24.On the first point, panels of the Parole Board are not obliged to adopt the opinions of professional witnesses on a prisoner’s suitability for release. It is the panel’s responsibility to make its own risk assessment and to evaluate the likely effectiveness of any risk management plan proposed. The panel must make up its own mind on the totality of the evidence that it hears, including any evidence from the prisoner. It would be failing in its duty to protect the public from serious harm if it failed to do just that. As was observed by the Divisional Court in DSD, panels have the expertise to do it. However, if a panel were to make a decision contrary to the opinions of all the professional witnesses, it is important, following Wells, that it should explain clearly its reasons for doing so and its stated reasons should be sufficient to justify its conclusions on the basis of the evidence before it.

 

25.The panel gave extensive reasons for disagreeing with the professional opinions advanced. It considered there was limited understanding of the Applicant’s personal triggers and motivations for offending. It was further concerned that the presence (and if so, the extent) of the Applicant’s sexual interest in children remained unaddressed. It was also concerned by the Applicant’s level of minimisation and victim blaming.

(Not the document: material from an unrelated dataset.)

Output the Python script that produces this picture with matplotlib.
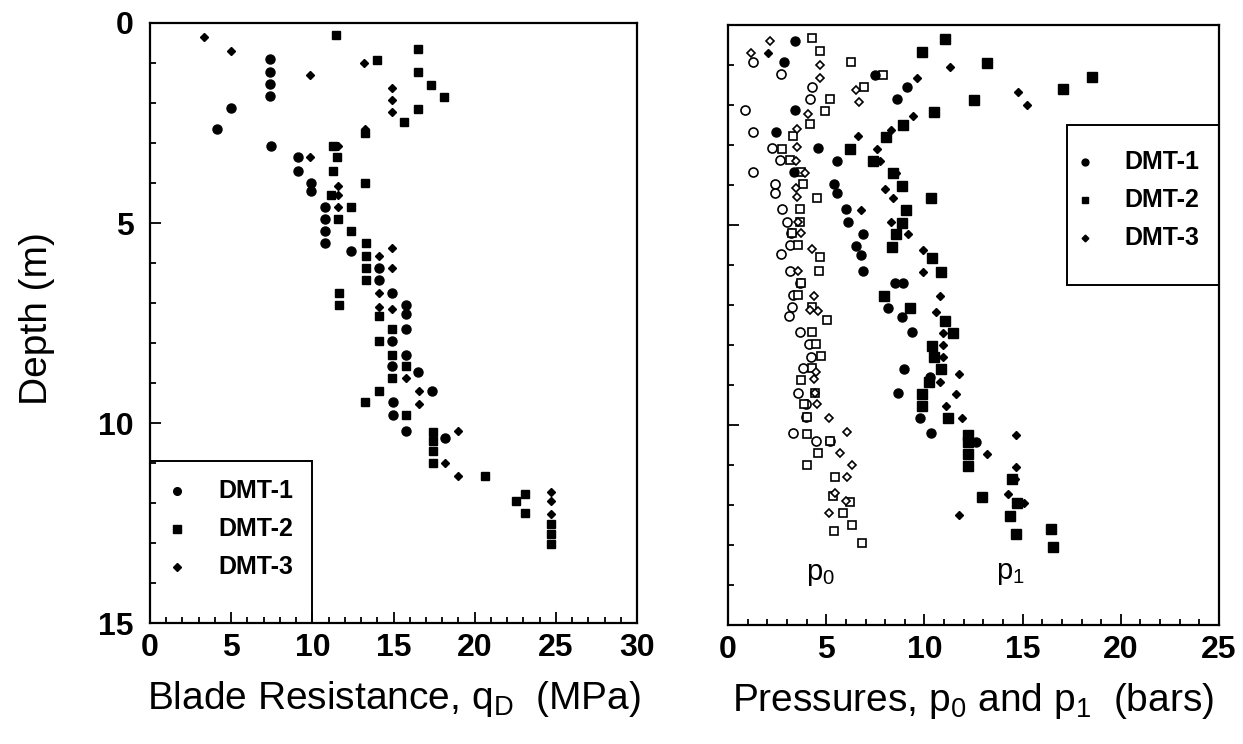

It was not satisfied that the Applicant has developed sufficient internal controls to manage his risk. When considering the risk management plan, it noted many warning signs of escalating risk would be contingent upon the Applicant’s self-report and disagreed with the views of the witnesses on the extent to which he was able to be open and honest (given the minimisation and discrepancies in his accounts, which rendered him potentially an unreliable historian).

 

26.On the second point, the Parole Board is not involved in sentence planning. The question of whether there is further work available in custody is separate to that of risk and manageability. To conclude otherwise would require the release of every prisoner that had completed all available interventions, regardless of whether those interventions had reduced that prisoner’s risk to a level at which release would be safe.

 

27.The third point is related to the second. While the Applicant may have developed some internal controls, it is for the panel to assess whether those controls are sufficiently well developed to protect the public (in connection with the external controls of the licence).

 

28.Overall, I find that the panel’s reasons are sound, thorough and reflect the written and oral evidence presented to it. I find the panel more than discharged its common law duty to give reasons under Wells and consequently find its decision was not irrational on that basis. The legal test for irrationality sets a high bar which this case does not meet. Mere disagreement with the outcome is insufficient to establish irrationality.

 

Decision

 

29.For the reasons set out above, the application for reconsideration is refused.